Begin Data extract
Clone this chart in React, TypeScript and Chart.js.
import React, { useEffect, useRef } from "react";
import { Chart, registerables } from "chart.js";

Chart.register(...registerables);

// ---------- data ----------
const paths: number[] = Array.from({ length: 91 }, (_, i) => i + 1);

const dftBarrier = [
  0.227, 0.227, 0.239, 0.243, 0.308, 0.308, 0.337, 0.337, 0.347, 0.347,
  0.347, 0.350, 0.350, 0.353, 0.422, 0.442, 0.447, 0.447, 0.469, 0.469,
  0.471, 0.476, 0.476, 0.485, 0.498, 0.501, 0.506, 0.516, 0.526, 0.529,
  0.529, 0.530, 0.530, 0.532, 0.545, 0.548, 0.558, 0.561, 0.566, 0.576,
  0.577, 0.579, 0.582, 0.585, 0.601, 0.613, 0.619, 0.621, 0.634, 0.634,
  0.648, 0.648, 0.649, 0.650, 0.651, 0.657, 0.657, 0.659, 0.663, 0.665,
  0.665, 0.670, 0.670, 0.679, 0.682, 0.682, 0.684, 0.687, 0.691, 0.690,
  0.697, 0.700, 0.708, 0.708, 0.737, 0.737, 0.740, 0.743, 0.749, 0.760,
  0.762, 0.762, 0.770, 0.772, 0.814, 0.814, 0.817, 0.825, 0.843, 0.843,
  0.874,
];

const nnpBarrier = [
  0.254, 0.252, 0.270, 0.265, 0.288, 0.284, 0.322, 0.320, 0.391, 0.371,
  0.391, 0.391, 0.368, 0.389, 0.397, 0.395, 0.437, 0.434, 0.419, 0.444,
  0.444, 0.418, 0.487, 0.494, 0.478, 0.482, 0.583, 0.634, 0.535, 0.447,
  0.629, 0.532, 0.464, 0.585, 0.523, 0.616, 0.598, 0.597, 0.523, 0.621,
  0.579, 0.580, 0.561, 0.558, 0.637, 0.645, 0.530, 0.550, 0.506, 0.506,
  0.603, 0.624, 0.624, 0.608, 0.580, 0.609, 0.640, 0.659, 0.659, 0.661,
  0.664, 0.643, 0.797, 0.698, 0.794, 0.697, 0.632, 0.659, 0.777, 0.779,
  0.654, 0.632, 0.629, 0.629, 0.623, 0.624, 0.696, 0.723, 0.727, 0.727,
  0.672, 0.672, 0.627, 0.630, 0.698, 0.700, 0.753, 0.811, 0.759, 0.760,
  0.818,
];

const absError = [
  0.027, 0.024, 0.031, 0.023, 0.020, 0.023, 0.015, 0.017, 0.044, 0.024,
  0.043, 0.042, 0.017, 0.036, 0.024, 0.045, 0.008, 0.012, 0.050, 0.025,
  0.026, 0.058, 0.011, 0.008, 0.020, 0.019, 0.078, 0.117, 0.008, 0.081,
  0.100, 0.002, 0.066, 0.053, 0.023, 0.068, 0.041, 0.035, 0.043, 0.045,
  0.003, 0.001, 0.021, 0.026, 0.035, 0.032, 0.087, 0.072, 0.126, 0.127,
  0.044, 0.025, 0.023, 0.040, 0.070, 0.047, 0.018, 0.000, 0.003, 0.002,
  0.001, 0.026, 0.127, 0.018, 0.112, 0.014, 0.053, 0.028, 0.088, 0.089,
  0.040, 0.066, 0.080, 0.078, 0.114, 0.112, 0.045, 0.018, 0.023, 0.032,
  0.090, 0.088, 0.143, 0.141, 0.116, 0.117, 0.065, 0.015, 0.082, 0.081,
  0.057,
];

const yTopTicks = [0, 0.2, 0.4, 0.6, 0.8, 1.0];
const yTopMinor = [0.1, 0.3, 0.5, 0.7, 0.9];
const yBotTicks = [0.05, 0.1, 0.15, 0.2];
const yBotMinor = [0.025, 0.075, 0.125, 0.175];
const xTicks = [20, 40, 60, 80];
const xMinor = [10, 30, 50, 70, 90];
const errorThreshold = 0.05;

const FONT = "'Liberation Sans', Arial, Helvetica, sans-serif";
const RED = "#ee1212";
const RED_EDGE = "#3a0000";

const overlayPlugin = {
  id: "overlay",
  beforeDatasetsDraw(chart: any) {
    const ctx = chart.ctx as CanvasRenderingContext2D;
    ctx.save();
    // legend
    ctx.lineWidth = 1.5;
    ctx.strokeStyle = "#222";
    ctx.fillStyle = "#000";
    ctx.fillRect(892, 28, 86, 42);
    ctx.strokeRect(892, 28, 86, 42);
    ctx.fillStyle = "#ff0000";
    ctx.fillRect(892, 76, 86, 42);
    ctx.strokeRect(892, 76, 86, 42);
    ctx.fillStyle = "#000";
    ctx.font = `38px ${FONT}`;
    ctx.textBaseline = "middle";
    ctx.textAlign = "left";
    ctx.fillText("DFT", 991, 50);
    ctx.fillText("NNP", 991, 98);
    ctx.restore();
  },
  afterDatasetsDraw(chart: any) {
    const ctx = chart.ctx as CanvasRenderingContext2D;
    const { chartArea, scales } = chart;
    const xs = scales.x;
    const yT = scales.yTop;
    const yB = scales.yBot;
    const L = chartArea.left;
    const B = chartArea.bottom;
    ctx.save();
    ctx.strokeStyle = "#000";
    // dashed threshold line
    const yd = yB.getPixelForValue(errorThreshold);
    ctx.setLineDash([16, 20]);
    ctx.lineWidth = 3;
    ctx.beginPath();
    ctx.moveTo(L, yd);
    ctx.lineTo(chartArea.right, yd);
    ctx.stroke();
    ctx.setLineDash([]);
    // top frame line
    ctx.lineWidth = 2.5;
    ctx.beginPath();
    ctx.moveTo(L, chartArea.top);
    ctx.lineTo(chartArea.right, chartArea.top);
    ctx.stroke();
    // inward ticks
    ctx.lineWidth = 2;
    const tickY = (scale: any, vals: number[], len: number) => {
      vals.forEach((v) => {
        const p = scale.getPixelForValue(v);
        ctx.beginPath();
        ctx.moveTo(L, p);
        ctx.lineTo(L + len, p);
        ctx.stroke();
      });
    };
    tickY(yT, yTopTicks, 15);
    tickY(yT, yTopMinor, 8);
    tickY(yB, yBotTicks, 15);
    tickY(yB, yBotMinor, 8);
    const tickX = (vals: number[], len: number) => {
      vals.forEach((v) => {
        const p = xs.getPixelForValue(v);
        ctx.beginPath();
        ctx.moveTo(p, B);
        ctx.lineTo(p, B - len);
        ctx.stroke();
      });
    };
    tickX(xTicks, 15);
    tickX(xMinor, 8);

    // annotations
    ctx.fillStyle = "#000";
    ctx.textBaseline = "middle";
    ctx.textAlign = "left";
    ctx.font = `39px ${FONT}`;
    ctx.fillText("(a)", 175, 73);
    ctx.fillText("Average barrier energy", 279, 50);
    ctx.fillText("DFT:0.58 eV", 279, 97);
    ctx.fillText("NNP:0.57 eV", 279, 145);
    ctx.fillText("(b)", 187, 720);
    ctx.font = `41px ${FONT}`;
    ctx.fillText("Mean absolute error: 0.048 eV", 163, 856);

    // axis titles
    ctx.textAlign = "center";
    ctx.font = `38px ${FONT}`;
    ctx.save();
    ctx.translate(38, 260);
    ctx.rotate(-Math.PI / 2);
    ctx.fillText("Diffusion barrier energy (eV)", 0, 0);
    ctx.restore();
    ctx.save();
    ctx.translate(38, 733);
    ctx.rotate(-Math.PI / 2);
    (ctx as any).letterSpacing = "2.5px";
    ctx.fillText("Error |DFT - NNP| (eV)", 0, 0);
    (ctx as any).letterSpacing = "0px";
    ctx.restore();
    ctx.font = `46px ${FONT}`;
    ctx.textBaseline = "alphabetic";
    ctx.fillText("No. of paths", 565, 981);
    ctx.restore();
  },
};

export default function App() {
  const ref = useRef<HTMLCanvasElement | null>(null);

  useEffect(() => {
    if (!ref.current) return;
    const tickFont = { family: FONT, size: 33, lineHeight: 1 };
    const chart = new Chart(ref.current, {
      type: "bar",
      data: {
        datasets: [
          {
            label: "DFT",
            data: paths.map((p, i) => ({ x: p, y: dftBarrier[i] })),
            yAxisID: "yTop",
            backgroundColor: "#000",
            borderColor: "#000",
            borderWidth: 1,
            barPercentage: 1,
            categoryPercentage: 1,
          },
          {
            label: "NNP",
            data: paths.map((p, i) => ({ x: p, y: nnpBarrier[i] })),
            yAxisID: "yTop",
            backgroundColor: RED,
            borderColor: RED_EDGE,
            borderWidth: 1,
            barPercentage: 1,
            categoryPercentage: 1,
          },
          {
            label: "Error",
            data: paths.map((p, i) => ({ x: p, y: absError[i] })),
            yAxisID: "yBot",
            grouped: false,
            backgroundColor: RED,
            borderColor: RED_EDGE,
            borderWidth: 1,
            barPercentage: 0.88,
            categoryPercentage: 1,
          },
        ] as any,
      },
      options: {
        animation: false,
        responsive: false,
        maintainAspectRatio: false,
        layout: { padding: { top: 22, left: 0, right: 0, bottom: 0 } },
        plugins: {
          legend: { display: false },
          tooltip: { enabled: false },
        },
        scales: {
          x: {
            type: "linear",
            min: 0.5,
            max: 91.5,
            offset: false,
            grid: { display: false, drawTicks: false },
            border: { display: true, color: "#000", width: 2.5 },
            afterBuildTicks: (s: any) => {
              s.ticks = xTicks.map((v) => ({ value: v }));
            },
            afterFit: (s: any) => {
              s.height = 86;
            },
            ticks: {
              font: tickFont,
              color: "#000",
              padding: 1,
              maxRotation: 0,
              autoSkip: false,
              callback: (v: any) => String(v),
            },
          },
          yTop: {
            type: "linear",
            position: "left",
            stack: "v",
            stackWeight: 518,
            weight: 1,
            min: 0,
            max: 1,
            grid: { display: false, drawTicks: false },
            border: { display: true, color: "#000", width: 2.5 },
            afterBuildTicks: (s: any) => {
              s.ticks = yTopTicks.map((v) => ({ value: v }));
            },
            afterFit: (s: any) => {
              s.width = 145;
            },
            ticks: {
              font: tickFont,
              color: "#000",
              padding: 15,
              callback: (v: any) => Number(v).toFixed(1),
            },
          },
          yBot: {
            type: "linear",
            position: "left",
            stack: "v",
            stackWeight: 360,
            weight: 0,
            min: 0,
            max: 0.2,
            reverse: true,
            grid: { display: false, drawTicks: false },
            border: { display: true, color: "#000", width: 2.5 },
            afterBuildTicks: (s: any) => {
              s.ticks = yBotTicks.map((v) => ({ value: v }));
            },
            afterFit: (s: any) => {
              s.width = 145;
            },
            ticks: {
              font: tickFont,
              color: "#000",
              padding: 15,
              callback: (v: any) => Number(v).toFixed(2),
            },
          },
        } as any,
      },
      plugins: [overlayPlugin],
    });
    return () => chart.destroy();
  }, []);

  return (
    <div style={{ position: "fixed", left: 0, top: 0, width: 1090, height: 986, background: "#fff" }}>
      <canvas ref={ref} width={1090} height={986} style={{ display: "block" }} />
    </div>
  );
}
End Data extract
Task objective:
Repeat exactly, please, each line from the beginning of the data through the line with "const paths: number[]" in it, and only those lines.

Solution to this problem:
Clone this chart in React, TypeScript and Chart.js.
import React, { useEffect, useRef } from "react";
import { Chart, registerables } from "chart.js";

Chart.register(...registerables);

// ---------- data ----------
const paths: number[] = Array.from({ length: 91 }, (_, i) => i + 1);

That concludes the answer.